Con la misma entrada que da acceso al Museo Central y al contiguo Dick Bruna Huis (la casa-estudio donde desarrolló su obra un ilustrador muy amado por los niños holandeses) se visita, en un barrio algo más apartado, y haciendo una reserva previa en la oficina de turismo en Domplein, lo que, para mí, justifica ‘per se' el desplazamiento a Utrecht, la casa Rietveld/Schröder. En un país de excelentes arquitectos, que sólo en el siglo XX cuenta con los nombres de Hendrik Berlage, Michel de Klerk, J.J.P. Oud o, más contemporáneamente, Rem Koolhaas, Rietveld (pronunciado "Ritfeld") destaca, situándose a la altura de las grandes figuras europeas del movimiento moderno. Creador muy activo y principal en el grupo ‘De Stijl' (‘El estilo'), formado en 1917 en torno a la revista de igual título por el pintor y escultor Theo Van Doesburg, de Rietveld se suelen conocer más sus muebles, algunos de ellos piezas emblemáticas, como el ‘Sillón rojo y azul' en madera y la endiablada ‘Silla zig-zag'. Pero Rietveld era un portentoso arquitecto, al que perjudica el haber trabajado casi exclusivamente en su país, y ni siquiera en la capital; una buena parte de sus construcciones forma hoy la Ruta Rietveld, con quince paradas visitables sólo en la provincia de Utrecht.
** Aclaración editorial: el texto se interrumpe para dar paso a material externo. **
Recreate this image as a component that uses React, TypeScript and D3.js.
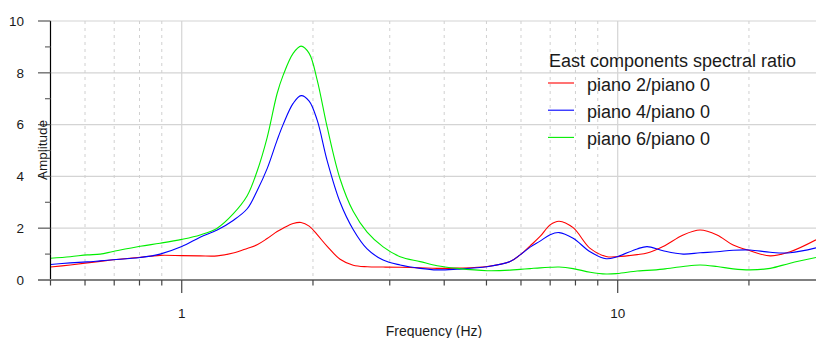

Ahora bien, la casa que este genial diseñador le construyó en 1924 a su amiga Truus Schröder es algo singular, un edificio con la elocuencia de una pintura parlante, que proporciona al curioso la sensación de estar durante una hora en un gran cuadro abstracto y tridimensional, mientras descubre el funcionamiento interno de un espacio amueblado para gozar prácticamente del secreto del neoplasticismo que difundieron Von Doesburg y Mondrian, asociado y colaborador de ‘De Stijl'. La casa fue ocupada sin interrupción, primero por Truus, que allí vivió con sus hijos y quedó viuda, acogiendo en los últimos años al propio arquitecto, en calidad, según parece, de huésped y amante. Eso permitió que el inmueble se haya mantenido en perfecto estado y con sus utensilios y elementos originales. La visita acompañada es un modelo de discreción y facilidad; todo se abre o se despliega para mostrar la constante inventiva que dentro de lo funcional tenía Rietveld: una bañera de piedra camuflada, una cocina estricta y luminosa, dormitorios que se hacen estudios por el corrimiento de unas mamparas. Y el colorido, los seis colores básicos con los que Rietveld pinta la mejor obra de arte habitable que conozco.